[start Dataset content]

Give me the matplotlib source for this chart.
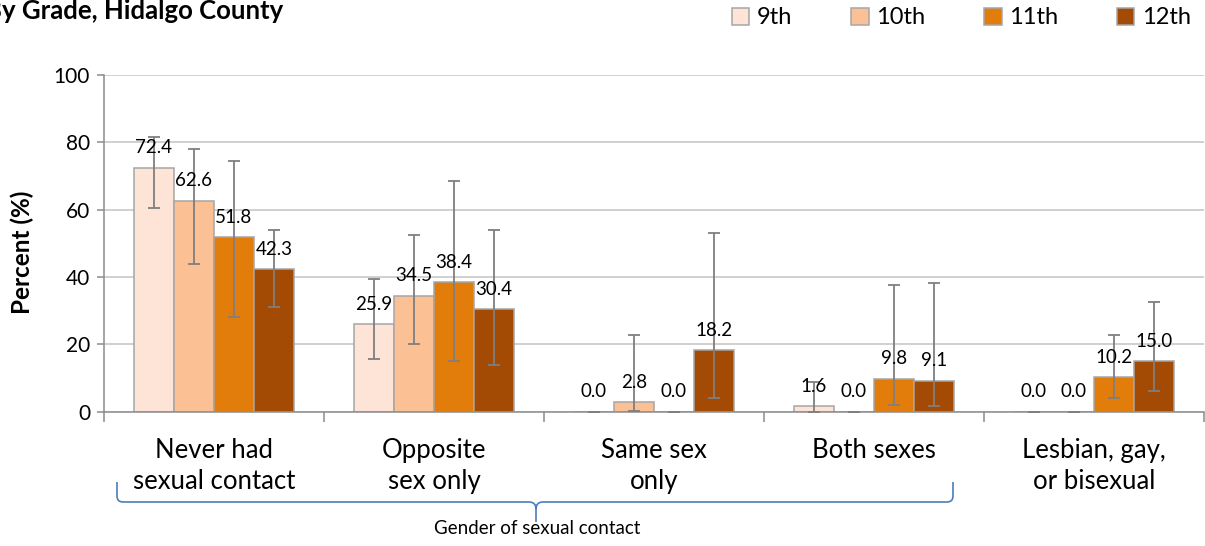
import matplotlib
matplotlib.use("Agg")
import matplotlib.pyplot as plt
import numpy as np
from matplotlib.path import Path
from matplotlib.patches import PathPatch
from matplotlib.transforms import Affine2D

plt.rcParams['font.family'] = ['Lato', 'DejaVu Sans']

categories = ["Never had\nsexual contact", "Opposite\nsex only", "Same sex\nonly",
              "Both sexes", "Lesbian, gay,\nor bisexual"]
grades = ["9th", "10th", "11th", "12th"]
values_9th = [72.4, 25.9, 0.0, 1.6, 0.0]
values_10th = [62.6, 34.5, 2.8, 0.0, 0.0]
values_11th = [51.8, 38.4, 0.0, 9.8, 10.2]
values_12th = [42.3, 30.4, 18.2, 9.1, 15.0]
ci_low_9th = [60.6, 15.7, 0.0, 0.0, 0.0]
ci_high_9th = [81.7, 39.5, 0.0, 8.7, 0.0]
ci_low_10th = [44.0, 20.0, 0.3, 0.0, 0.0]
ci_high_10th = [78.0, 52.5, 22.9, 0.0, 0.0]
ci_low_11th = [28.1, 15.2, 0.0, 1.9, 4.2]
ci_high_11th = [74.6, 68.5, 0.0, 37.5, 22.7]
ci_low_12th = [31.2, 13.9, 4.2, 1.6, 6.0]
ci_high_12th = [53.9, 54.1, 53.2, 38.2, 32.5]
y_ticks = [0, 20, 40, 60, 80, 100]

series = [values_9th, values_10th, values_11th, values_12th]
lows = [ci_low_9th, ci_low_10th, ci_low_11th, ci_low_12th]
highs = [ci_high_9th, ci_high_10th, ci_high_11th, ci_high_12th]
colors = ["#FDE4D7", "#FCC095", "#E27C0A", "#A34A05"]

W, H = 1205, 546
fig = plt.figure(figsize=(W / 100, H / 100), dpi=100)
ax = fig.add_axes([104 / W, 1 - 411.7 / H, 1100 / W, 336.7 / H])

x = np.arange(len(categories))
bw = 40 / 220
for i, (vals, lo, hi, col, g) in enumerate(zip(series, lows, highs, colors, grades)):
    pos = x + (i - 1.5) * bw
    vals = np.array(vals)
    ax.bar(pos, vals, bw, color=col, edgecolor="#A6A6A6", linewidth=1.1, label=g, zorder=2)
    yerr = np.vstack([vals - np.array(lo), np.array(hi) - vals])
    ax.errorbar(pos, vals, yerr=yerr, fmt="none", ecolor="#7F7F7F", elinewidth=1.3,
                capsize=4.3, capthick=1.3, zorder=3)
    for p, v in zip(pos, vals):
        ax.annotate(f"{v:.1f}", (p, v), xytext=(0, 14.5), textcoords="offset points",
                    ha="center", va="center", fontsize=13.5, color="#000000", zorder=4)

ax.set_xlim(-0.5, len(categories) - 0.5)
ax.set_ylim(0, 100)
ax.set_yticks(y_ticks)
ax.set_yticklabels([str(t) for t in y_ticks], fontsize=15)
ax.yaxis.grid(True, color="#C3C3C3", linewidth=1.1, zorder=0)
ax.set_axisbelow(True)
ax.set_xticks(np.arange(len(categories) + 1) - 0.5)
ax.set_xticklabels([])
ax.set_xticks(x, minor=True)
ax.set_xticklabels(categories, minor=True, fontsize=18.5, linespacing=1.3)
ax.tick_params(axis="x", which="major", length=7, width=1.1, color="#8C8C8C", direction="out")
ax.tick_params(axis="x", which="minor", length=0, pad=19)
ax.tick_params(axis="y", length=5, width=1.1, color="#8C8C8C", direction="out", pad=5)
for s in ["top", "right"]:
    ax.spines[s].set_visible(False)
for s in ["left", "bottom"]:
    ax.spines[s].set_color("#8C8C8C")
    ax.spines[s].set_linewidth(1.1)

fig.text(22 / W, 1 - 252 / H, "Percent (%)", rotation=90, ha="center", va="center",
         fontsize=17.5, fontweight="bold")
fig.text(-15 / W, 1 - 11 / H, "By Grade, Hidalgo County", ha="left", va="center",
         fontsize=18.5, fontweight="bold")

leg = fig.legend(loc="upper right", bbox_to_anchor=(1200 / W, 1 + 2 / H), ncol=4,
                 frameon=False, fontsize=17, handlelength=0.75, handleheight=0.75,
                 handletextpad=0.3, columnspacing=2.5, borderaxespad=0)

# brace under the first four categories
px = Affine2D().scale(1, -1).translate(0, H).scale(1 / W, 1 / H) + fig.transFigure
verts = [(117, 482), (117, 496), (117, 502), (123, 502), (529, 502), (536, 502), (536, 509),
         (536, 522), (536, 509), (536, 502), (543, 502), (947, 502), (953, 502), (953, 496),
         (953, 482)]
codes = [Path.MOVETO, Path.LINETO, Path.CURVE3, Path.CURVE3, Path.LINETO, Path.CURVE3,
         Path.CURVE3, Path.LINETO, Path.MOVETO, Path.CURVE3, Path.CURVE3, Path.LINETO,
         Path.CURVE3, Path.CURVE3, Path.LINETO]
fig.add_artist(PathPatch(Path(verts, codes), transform=px, fill=False,
                         edgecolor="#4A7EBB", linewidth=1.2))
fig.text(537 / W, 1 - 529 / H, "Gender of sexual contact", ha="center", va="center",
         fontsize=13.5)

fig.savefig("out.png", dpi=100)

[end Dataset content]

Return the material exactly as given, apart from the pictures.

Give me the matplotlib source for this chart.
import matplotlib
matplotlib.use("Agg")
import matplotlib.pyplot as plt
import numpy as np
from matplotlib.path import Path
from matplotlib.patches import PathPatch
from matplotlib.transforms import Affine2D

plt.rcParams['font.family'] = ['Lato', 'DejaVu Sans']

categories = ["Never had\nsexual contact", "Opposite\nsex only", "Same sex\nonly",
              "Both sexes", "Lesbian, gay,\nor bisexual"]
grades = ["9th", "10th", "11th", "12th"]
values_9th = [72.4, 25.9, 0.0, 1.6, 0.0]
values_10th = [62.6, 34.5, 2.8, 0.0, 0.0]
values_11th = [51.8, 38.4, 0.0, 9.8, 10.2]
values_12th = [42.3, 30.4, 18.2, 9.1, 15.0]
ci_low_9th = [60.6, 15.7, 0.0, 0.0, 0.0]
ci_high_9th = [81.7, 39.5, 0.0, 8.7, 0.0]
ci_low_10th = [44.0, 20.0, 0.3, 0.0, 0.0]
ci_high_10th = [78.0, 52.5, 22.9, 0.0, 0.0]
ci_low_11th = [28.1, 15.2, 0.0, 1.9, 4.2]
ci_high_11th = [74.6, 68.5, 0.0, 37.5, 22.7]
ci_low_12th = [31.2, 13.9, 4.2, 1.6, 6.0]
ci_high_12th = [53.9, 54.1, 53.2, 38.2, 32.5]
y_ticks = [0, 20, 40, 60, 80, 100]

series = [values_9th, values_10th, values_11th, values_12th]
lows = [ci_low_9th, ci_low_10th, ci_low_11th, ci_low_12th]
highs = [ci_high_9th, ci_high_10th, ci_high_11th, ci_high_12th]
colors = ["#FDE4D7", "#FCC095", "#E27C0A", "#A34A05"]

W, H = 1205, 546
fig = plt.figure(figsize=(W / 100, H / 100), dpi=100)
ax = fig.add_axes([104 / W, 1 - 411.7 / H, 1100 / W, 336.7 / H])

x = np.arange(len(categories))
bw = 40 / 220
for i, (vals, lo, hi, col, g) in enumerate(zip(series, lows, highs, colors, grades)):
    pos = x + (i - 1.5) * bw
    vals = np.array(vals)
    ax.bar(pos, vals, bw, color=col, edgecolor="#A6A6A6", linewidth=1.1, label=g, zorder=2)
    yerr = np.vstack([vals - np.array(lo), np.array(hi) - vals])
    ax.errorbar(pos, vals, yerr=yerr, fmt="none", ecolor="#7F7F7F", elinewidth=1.3,
                capsize=4.3, capthick=1.3, zorder=3)
    for p, v in zip(pos, vals):
        ax.annotate(f"{v:.1f}", (p, v), xytext=(0, 14.5), textcoords="offset points",
                    ha="center", va="center", fontsize=13.5, color="#000000", zorder=4)

ax.set_xlim(-0.5, len(categories) - 0.5)
ax.set_ylim(0, 100)
ax.set_yticks(y_ticks)
ax.set_yticklabels([str(t) for t in y_ticks], fontsize=15)
ax.yaxis.grid(True, color="#C3C3C3", linewidth=1.1, zorder=0)
ax.set_axisbelow(True)
ax.set_xticks(np.arange(len(categories) + 1) - 0.5)
ax.set_xticklabels([])
ax.set_xticks(x, minor=True)
ax.set_xticklabels(categories, minor=True, fontsize=18.5, linespacing=1.3)
ax.tick_params(axis="x", which="major", length=7, width=1.1, color="#8C8C8C", direction="out")
ax.tick_params(axis="x", which="minor", length=0, pad=19)
ax.tick_params(axis="y", length=5, width=1.1, color="#8C8C8C", direction="out", pad=5)
for s in ["top", "right"]:
    ax.spines[s].set_visible(False)
for s in ["left", "bottom"]:
    ax.spines[s].set_color("#8C8C8C")
    ax.spines[s].set_linewidth(1.1)

fig.text(22 / W, 1 - 252 / H, "Percent (%)", rotation=90, ha="center", va="center",
         fontsize=17.5, fontweight="bold")
fig.text(-15 / W, 1 - 11 / H, "By Grade, Hidalgo County", ha="left", va="center",
         fontsize=18.5, fontweight="bold")

leg = fig.legend(loc="upper right", bbox_to_anchor=(1200 / W, 1 + 2 / H), ncol=4,
                 frameon=False, fontsize=17, handlelength=0.75, handleheight=0.75,
                 handletextpad=0.3, columnspacing=2.5, borderaxespad=0)

# brace under the first four categories
px = Affine2D().scale(1, -1).translate(0, H).scale(1 / W, 1 / H) + fig.transFigure
verts = [(117, 482), (117, 496), (117, 502), (123, 502), (529, 502), (536, 502), (536, 509),
         (536, 522), (536, 509), (536, 502), (543, 502), (947, 502), (953, 502), (953, 496),
         (953, 482)]
codes = [Path.MOVETO, Path.LINETO, Path.CURVE3, Path.CURVE3, Path.LINETO, Path.CURVE3,
         Path.CURVE3, Path.LINETO, Path.MOVETO, Path.CURVE3, Path.CURVE3, Path.LINETO,
         Path.CURVE3, Path.CURVE3, Path.LINETO]
fig.add_artist(PathPatch(Path(verts, codes), transform=px, fill=False,
                         edgecolor="#4A7EBB", linewidth=1.2))
fig.text(537 / W, 1 - 529 / H, "Gender of sexual contact", ha="center", va="center",
         fontsize=13.5)

fig.savefig("out.png", dpi=100)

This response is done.